Exercise requirements: Give every line back verbatim, dropping all images.

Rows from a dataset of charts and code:

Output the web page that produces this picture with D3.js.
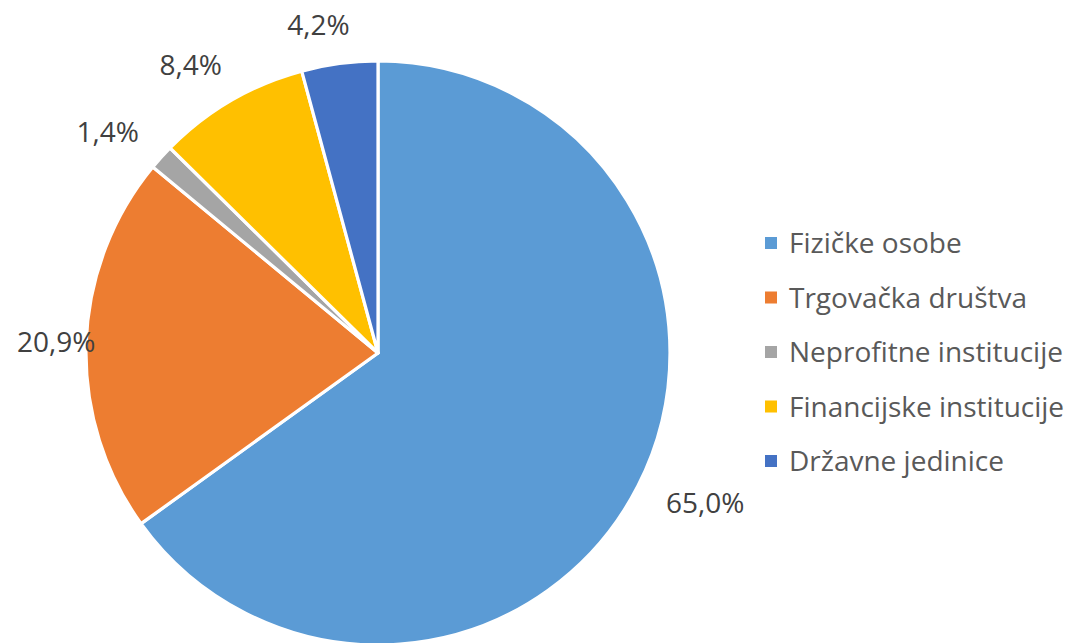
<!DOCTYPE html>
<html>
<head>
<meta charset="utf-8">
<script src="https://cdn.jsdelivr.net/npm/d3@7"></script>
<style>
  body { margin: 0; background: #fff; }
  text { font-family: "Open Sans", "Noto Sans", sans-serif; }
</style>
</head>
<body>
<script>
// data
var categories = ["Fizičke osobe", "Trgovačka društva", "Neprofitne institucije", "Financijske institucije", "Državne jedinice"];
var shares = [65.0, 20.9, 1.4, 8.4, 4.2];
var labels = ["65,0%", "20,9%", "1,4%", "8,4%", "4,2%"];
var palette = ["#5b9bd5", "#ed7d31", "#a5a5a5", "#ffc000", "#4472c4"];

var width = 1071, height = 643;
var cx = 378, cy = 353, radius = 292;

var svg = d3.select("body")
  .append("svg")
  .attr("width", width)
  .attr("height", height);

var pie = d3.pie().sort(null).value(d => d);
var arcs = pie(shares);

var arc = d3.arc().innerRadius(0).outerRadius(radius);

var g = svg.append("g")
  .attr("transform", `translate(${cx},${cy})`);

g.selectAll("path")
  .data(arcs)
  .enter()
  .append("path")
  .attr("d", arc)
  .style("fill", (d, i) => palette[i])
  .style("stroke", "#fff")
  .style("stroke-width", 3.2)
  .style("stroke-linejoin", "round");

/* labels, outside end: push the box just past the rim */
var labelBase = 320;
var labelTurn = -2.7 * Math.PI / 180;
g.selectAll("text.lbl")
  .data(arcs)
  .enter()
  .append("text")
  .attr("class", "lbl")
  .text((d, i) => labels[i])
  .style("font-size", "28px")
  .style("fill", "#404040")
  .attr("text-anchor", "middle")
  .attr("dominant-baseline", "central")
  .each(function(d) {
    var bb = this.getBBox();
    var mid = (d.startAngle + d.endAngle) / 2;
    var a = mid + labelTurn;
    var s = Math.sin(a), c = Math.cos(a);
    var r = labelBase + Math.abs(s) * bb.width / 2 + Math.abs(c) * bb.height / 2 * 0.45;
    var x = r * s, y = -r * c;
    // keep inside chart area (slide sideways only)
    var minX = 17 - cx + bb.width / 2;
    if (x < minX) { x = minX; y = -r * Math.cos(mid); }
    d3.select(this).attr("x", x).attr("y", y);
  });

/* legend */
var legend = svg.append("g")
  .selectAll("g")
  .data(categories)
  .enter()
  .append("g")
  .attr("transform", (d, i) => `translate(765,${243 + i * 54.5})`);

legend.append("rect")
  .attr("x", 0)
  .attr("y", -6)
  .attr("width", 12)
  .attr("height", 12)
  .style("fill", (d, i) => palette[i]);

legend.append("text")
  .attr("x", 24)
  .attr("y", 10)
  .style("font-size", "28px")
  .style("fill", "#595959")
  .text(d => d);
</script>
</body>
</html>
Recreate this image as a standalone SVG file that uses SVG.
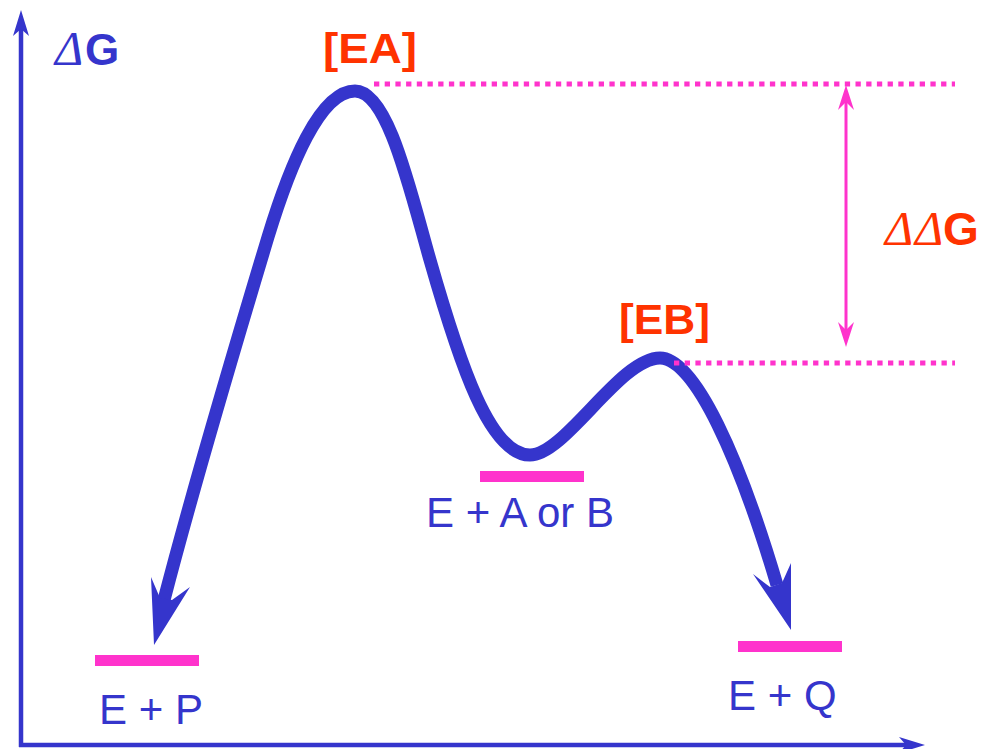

Task response:
Output the web page that produces this picture with D3.js.
<!DOCTYPE html>
<html>
<head>
<meta charset="utf-8">
<script src="https://cdn.jsdelivr.net/npm/d3@7"></script>
<style>
  body { margin: 0; background: #fff; }
  text { font-family: "Open Sans", "Noto Sans", sans-serif; }
</style>
</head>
<body>
<script>
// data
var categories = ["Fizičke osobe", "Trgovačka društva", "Neprofitne institucije", "Financijske institucije", "Državne jedinice"];
var shares = [65.0, 20.9, 1.4, 8.4, 4.2];
var labels = ["65,0%", "20,9%", "1,4%", "8,4%", "4,2%"];
var palette = ["#5b9bd5", "#ed7d31", "#a5a5a5", "#ffc000", "#4472c4"];

var width = 1071, height = 643;
var cx = 378, cy = 353, radius = 292;

var svg = d3.select("body")
  .append("svg")
  .attr("width", width)
  .attr("height", height);

var pie = d3.pie().sort(null).value(d => d);
var arcs = pie(shares);

var arc = d3.arc().innerRadius(0).outerRadius(radius);

var g = svg.append("g")
  .attr("transform", `translate(${cx},${cy})`);

g.selectAll("path")
  .data(arcs)
  .enter()
  .append("path")
  .attr("d", arc)
  .style("fill", (d, i) => palette[i])
  .style("stroke", "#fff")
  .style("stroke-width", 3.2)
  .style("stroke-linejoin", "round");

/* labels, outside end: push the box just past the rim */
var labelBase = 320;
var labelTurn = -2.7 * Math.PI / 180;
g.selectAll("text.lbl")
  .data(arcs)
  .enter()
  .append("text")
  .attr("class", "lbl")
  .text((d, i) => labels[i])
  .style("font-size", "28px")
  .style("fill", "#404040")
  .attr("text-anchor", "middle")
  .attr("dominant-baseline", "central")
  .each(function(d) {
    var bb = this.getBBox();
    var mid = (d.startAngle + d.endAngle) / 2;
    var a = mid + labelTurn;
    var s = Math.sin(a), c = Math.cos(a);
    var r = labelBase + Math.abs(s) * bb.width / 2 + Math.abs(c) * bb.height / 2 * 0.45;
    var x = r * s, y = -r * c;
    // keep inside chart area (slide sideways only)
    var minX = 17 - cx + bb.width / 2;
    if (x < minX) { x = minX; y = -r * Math.cos(mid); }
    d3.select(this).attr("x", x).attr("y", y);
  });

/* legend */
var legend = svg.append("g")
  .selectAll("g")
  .data(categories)
  .enter()
  .append("g")
  .attr("transform", (d, i) => `translate(765,${243 + i * 54.5})`);

legend.append("rect")
  .attr("x", 0)
  .attr("y", -6)
  .attr("width", 12)
  .attr("height", 12)
  .style("fill", (d, i) => palette[i]);

legend.append("text")
  .attr("x", 24)
  .attr("y", 10)
  .style("font-size", "28px")
  .style("fill", "#595959")
  .text(d => d);
</script>
</body>
</html>
Recreate this image as a standalone SVG file that uses SVG.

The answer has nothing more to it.